I like that you made a model specifically to learn how something as important as bonded contact works.
One way to get a good understanding of what bonded contact is doing is to set the Formulation to MPC.
When you do this, after you solve, click on the Solution Information folder and the main window switches from Graphics to Worksheet. Click the tab on the main window back to Graphics and you will see a plot of the Constraint Equations (CE) that make up an MPC Bonded Contact. You can see and example of them in the image below where the flat side of a sheet metal box is bonded onto the U shaped part and some internal stiffeners.
Another important feature is Pinball Radius. On your test model, make the large flat plate have smaller elements, instead of 5 element across the width, make it 25 elements. I don't know the width of that plate, but say it is 100 mm, so each element would be 4 mm wide. Now try setting the Pinball radius to 5 mm and solve. Then set it to 10 mm and solve. Then set it to 25 mm and solve. Look at how the red CE elements reach further out across the plate. Please try this out and reply with some images. Thanks.

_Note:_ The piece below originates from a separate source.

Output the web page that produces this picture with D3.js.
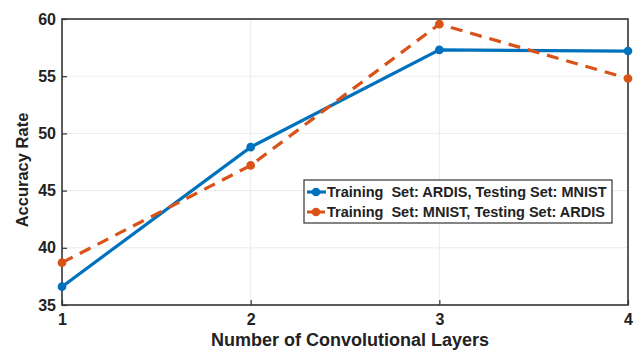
<!DOCTYPE html>
<html>
<head>
<meta charset="utf-8">
<script src="https://cdn.jsdelivr.net/npm/d3@7"></script>
<style>
  body { margin: 0; background: #fff; }
  text { font-family: "Liberation Sans", Arial, sans-serif; font-weight: bold; fill: #222; white-space: pre; }
</style>
</head>
<body>
<svg id="chart" width="640" height="351"></svg>
<script>
// 数据
const layers = [1, 2, 3, 4];
const ardisToMnist = [36.6, 48.8, 57.3, 57.2];
const mnistToArdis = [38.7, 47.2, 59.55, 54.8];
const seriesNames = ['Training  Set: ARDIS, Testing Set: MNIST', 'Training  Set: MNIST, Testing Set: ARDIS'];
const yTicks = [35, 40, 45, 50, 55, 60];
const colors = ['#0072BD', '#D95319'];

const svg = d3.select('#chart');
const margin = { left: 62, right: 12, top: 19, bottom: 46 };
const width = 640, height = 351;

const x = d3.scaleLinear().domain([1, 4]).range([margin.left, width - margin.right]);
const y = d3.scaleLinear().domain([35, 60]).range([height - margin.bottom, margin.top]);

// 网格
const grid = svg.append('g').attr('class', 'grid');
grid.selectAll('.gx').data(layers.slice(1, -1)).enter().append('line')
    .attr('x1', d => x(d)).attr('x2', d => x(d))
    .attr('y1', y(35)).attr('y2', y(60))
    .attr('stroke', '#ebebeb').attr('stroke-width', 1);
grid.selectAll('.gy').data(yTicks.slice(1, -1)).enter().append('line')
    .attr('x1', x(1)).attr('x2', x(4))
    .attr('y1', d => y(d)).attr('y2', d => y(d))
    .attr('stroke', '#ebebeb').attr('stroke-width', 1);

// 坐标轴
const xAxis = d3.axisBottom(x).tickValues(layers).tickFormat(d3.format('d')).tickSize(-5).tickPadding(9);
const yAxis = d3.axisLeft(y).tickValues(yTicks).tickSize(-5).tickPadding(6);

const gx = svg.append('g').attr('transform', `translate(0, ${y(35)})`).call(xAxis);
const gy = svg.append('g').attr('transform', `translate(${x(1)}, 0)`).call(yAxis);
[gx, gy].forEach(g => {
    g.select('.domain').remove();
    g.selectAll('line').attr('stroke', '#333').attr('stroke-width', 1.2);
    g.selectAll('text').style('font-size', '16px').attr('fill', '#222');
});

// 边框
svg.append('rect')
    .attr('x', x(1)).attr('y', y(60))
    .attr('width', x(4) - x(1)).attr('height', y(35) - y(60))
    .attr('fill', 'none').attr('stroke', '#333').attr('stroke-width', 1.6);

// 轴标题
svg.append('text')
    .attr('x', 350).attr('y', 346)
    .attr('text-anchor', 'middle')
    .style('font-size', '18px')
    .text('Number of Convolutional Layers');
svg.append('text')
    .attr('transform', `translate(28, 170) rotate(-90)`)
    .attr('text-anchor', 'middle')
    .style('font-size', '16.5px')
    .text('Accuracy Rate');

// 折线
const line = d3.line().x((d, i) => x(layers[i])).y(d => y(d));
const series = [ardisToMnist, mnistToArdis];
series.forEach((vals, si) => {
    svg.append('path')
        .datum(vals)
        .attr('d', line)
        .attr('fill', 'none')
        .attr('stroke', colors[si])
        .attr('stroke-width', 3.2)
        .attr('stroke-dasharray', si === 1 ? '12,8' : null);
    svg.selectAll(`.pt${si}`).data(vals).enter().append('circle')
        .attr('cx', (d, i) => x(layers[i]))
        .attr('cy', d => y(d))
        .attr('r', 3.6)
        .attr('fill', colors[si])
        .attr('stroke', colors[si])
        .attr('stroke-width', 1.5);
});

// 图例
const legend = svg.append('g').attr('transform', 'translate(304, 180)');
legend.append('rect')
    .attr('width', 308).attr('height', 43)
    .attr('fill', '#fff').attr('stroke', '#333').attr('stroke-width', 1.2);
seriesNames.forEach((name, i) => {
    const ly = 12 + i * 20;
    legend.append('line')
        .attr('x1', 3).attr('x2', 22).attr('y1', ly).attr('y2', ly)
        .attr('stroke', colors[i]).attr('stroke-width', 3.2)
        .attr('stroke-dasharray', i === 1 ? '7,4' : null);
    legend.append('circle')
        .attr('cx', 12).attr('cy', ly).attr('r', 3.6)
        .attr('fill', colors[i]).attr('stroke', colors[i]).attr('stroke-width', 1.5);
    legend.append('text')
        .attr('x', 23).attr('y', ly + 5)
        .style('font-size', '14.5px')
        .text(name);
});
</script>
</body>
</html>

Note that if you set the Pinball radius to <1 mm, the solution may fail because no nodes on the plate will be close enough to form a CE.
2) There will be some difference between sharing nodes along an intersection line and using bonded contact. Large increases in stiffness is not a big problem with Bonded Contact, it is a big problem when a Remote Displacement or Joint is used with the Behavior set to Rigid and the scope is a large face.
3) Bonded contact can be used in Large Deflection nonlinear analysis where large angles of rotation are present. Bonded contact should be avoided if material plasticity is present in the area of the bonded contact. The help explains that you can have a Linear Model, which solves fast, and also use Bonded Contact. That is not true if you use Frictional Contact.